The LED can be left off the board for those who do not want the indicator.
This can be used for any USB powered device - we've tested it with many, though it may not be technically compliant with all devices and standards.
This is an unassembled kit and requires basic soldering. This is designed for use with the Digispark development board, which is not included.
|Programming Tool PCB||1|
|USB Type A Female Socket||1|
|USB Type A Male Plug||1|
|3mm Red LED||1|
|1/4w 1k Ohm Resistor||1||Brown, Black, Red|
Resistor Values: For more information on how to identify the value of the resistors, we recommend these sites: A nice simple resistor calculator: http://www.ealnet.com/m-eal/resistor/resistor.htm A comprehensive article on identification: http://www.diyaudioandvideo.com/Electronics/Color/
Soldering: If you are new to soldering we recommend the following tutorials: Soldering Basics (http://www.sparkfun.com/tutorials/106) and Soldering Crash Course from the folks at Sparkfun (http://www.sparkfun.com/tutorials/354). How to solder from the Curious Inventor: http://store.curiousinventor.com/guides/How_to_Solder
Adafruit has this excellent guide that starts with the tools needed and then shows detailed pictures, including some of the common problems that beginners experience (http://learn.adafruit.com/adafruit-guide-excellent-soldering)

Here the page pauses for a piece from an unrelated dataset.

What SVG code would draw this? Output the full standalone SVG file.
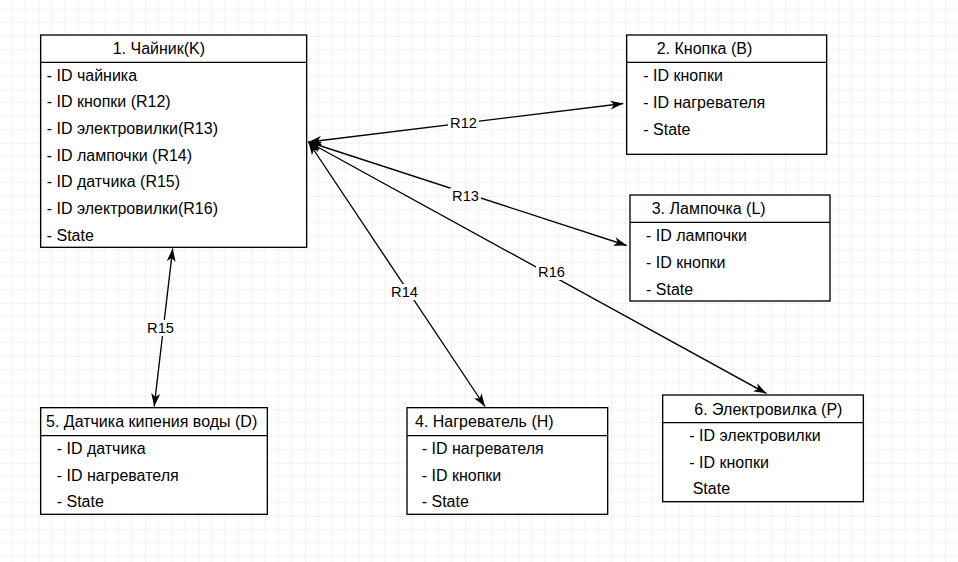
<svg xmlns="http://www.w3.org/2000/svg" width="958" height="562" viewBox="0 0 958 562">
<defs>
<pattern id="grid" patternUnits="userSpaceOnUse" x="38.333" y="36" width="53.333" height="53.333">
<rect x="0" y="0" width="53.333" height="53.333" fill="#ffffff"/>
<path d="M13.333,0V53.333M26.667,0V53.333M40,0V53.333M0,13.333H53.333M0,26.667H53.333M0,40H53.333" stroke="#f3f3f3" stroke-width="1" fill="none"/>
<path d="M0,0V53.333M0,0H53.333" stroke="#e2e2e2" stroke-width="1" fill="none"/>
</pattern>
<marker id="arr" markerUnits="userSpaceOnUse" markerWidth="14" markerHeight="10" viewBox="0 0 14 10" refX="13" refY="5" orient="auto-start-reverse">
<path d="M0,0.5 L13,5 L0,9.5 L3.5,5 Z" fill="#000"/>
</marker>
</defs>
<style>
.box{fill:#fff;stroke:#000;stroke-width:1.333}
.sep{stroke:#000;stroke-width:1.333;fill:none}
.t{font-family:"Liberation Sans",Arial,Helvetica,sans-serif;font-size:16px;fill:#000}
.edge{stroke:#000;stroke-width:1.333;fill:none;marker-start:url(#arr);marker-end:url(#arr)}
.lblbg{fill:#fff}
.lbl{font-family:"Liberation Sans",Arial,Helvetica,sans-serif;font-size:14.67px;fill:#000;text-anchor:middle}
</style>
<rect x="0" y="0" width="958" height="562" fill="url(#grid)"/>

<g id="connectors">
<path class="edge" d="M308.5,142 L623.3,103.5"/>
<path class="edge" d="M308.5,142 L626.7,245.5"/>
<path class="edge" d="M308.5,142 L485,406.5"/>
<path class="edge" d="M308.5,142 L766.5,393.5"/>
<path class="edge" d="M172.7,248.5 L154.2,406.5"/>
<rect class="lblbg" x="448" y="115" width="31" height="16"/>
<text class="lbl" x="463.5" y="128.2">R12</text>
<rect class="lblbg" x="450" y="188" width="31" height="16"/>
<text class="lbl" x="465.5" y="201.2">R13</text>
<rect class="lblbg" x="389" y="284" width="31" height="16"/>
<text class="lbl" x="404.5" y="297.2">R14</text>
<rect class="lblbg" x="145" y="320" width="31" height="16"/>
<text class="lbl" x="160.5" y="333.2">R15</text>
<rect class="lblbg" x="536" y="264" width="31" height="16"/>
<text class="lbl" x="551.5" y="277.2">R16</text>
</g>

<g id="node1">
<rect class="box" x="40.67" y="35" width="266" height="212.33"/>
<path class="sep" d="M40.67,62.33 H306.67"/>
<text class="t" x="112.7" y="54.4">1. Чайник(K)</text>
<text class="t" x="46.7" y="80.7">- ID чайника</text>
<text class="t" x="46.7" y="107.3">- ID кнопки (R12)</text>
<text class="t" x="46.7" y="134">- ID электровилки(R13)</text>
<text class="t" x="46.7" y="160.7">- ID лампочки (R14)</text>
<text class="t" x="46.7" y="187.3">- ID датчика (R15)</text>
<text class="t" x="46.7" y="214">- ID электровилки(R16)</text>
<text class="t" x="46.7" y="240.7">- State</text>
</g>

<g id="node2">
<rect class="box" x="626.67" y="35" width="200" height="119.33"/>
<path class="sep" d="M626.67,62.33 H826.67"/>
<text class="t" x="656.7" y="54.4">2. Кнопка (B)</text>
<text class="t" x="643.3" y="81.3">- ID кнопки</text>
<text class="t" x="643.3" y="108">- ID нагревателя</text>
<text class="t" x="643.3" y="134.7">- State</text>
</g>

<g id="node3">
<rect class="box" x="630" y="195" width="200" height="106"/>
<path class="sep" d="M630,222.33 H830"/>
<text class="t" x="651.7" y="214.4">3. Лампочка (L)</text>
<text class="t" x="646" y="241.3">- ID лампочки</text>
<text class="t" x="646" y="268">- ID кнопки</text>
<text class="t" x="646" y="294.7">- State</text>
</g>

<g id="node5">
<rect class="box" x="40.67" y="407.67" width="226.67" height="106.67"/>
<path class="sep" d="M40.67,435.67 H267.33"/>
<text class="t" x="46" y="427.2">5. Датчика кипения воды (D)</text>
<text class="t" x="56.7" y="454">- ID датчика</text>
<text class="t" x="56.7" y="480.7">- ID нагревателя</text>
<text class="t" x="56.7" y="507.3">- State</text>
</g>

<g id="node4">
<rect class="box" x="407" y="407.67" width="200.67" height="106.67"/>
<path class="sep" d="M407,435.67 H607.67"/>
<text class="t" x="415" y="427.2">4. Нагреватель (H)</text>
<text class="t" x="421.7" y="454">- ID нагревателя</text>
<text class="t" x="421.7" y="480.7">- ID кнопки</text>
<text class="t" x="421.7" y="507.3">- State</text>
</g>

<g id="node6">
<rect class="box" x="662.67" y="395" width="200.67" height="106.67"/>
<path class="sep" d="M662.67,422.67 H863.33"/>
<text class="t" x="694.3" y="414.5">6. Электровилка (P)</text>
<text class="t" x="689.3" y="441">- ID электровилки</text>
<text class="t" x="689.3" y="467.7">- ID кнопки</text>
<text class="t" x="692.7" y="494.3">State</text>
</g>
</svg>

We assume for these assembly instructions that you know the basics of thru-hole soldering. If you don't check out the links above, these boards are very easy to solder - we promise!
Insert the female and male USB connectors on either end of the board matching them up with the labels “male” and “female” on the board. You may need to bend the female connector legs (the two thick pins) out a bit to get it to fit.
Flip over and solder all the pins and legs.
Insert the switch and flip over and solder - some tape or putty to hold the switch in place can be a big help.
Insert the resistor, flip over and solder, cut off the excess of the leads.
NOTE: If you do not want a red indicator LED when the switch is off, leave off the resistor and LED
Insert the red LED with the shorter lead on the same side as the resistor, flip over and solder, cut off the excess of the leads.
Plug into a USB port or cable, insert a Digispark (or other device), and flip the switch - when the LED is lit the device is off, when it is not lit the device is on!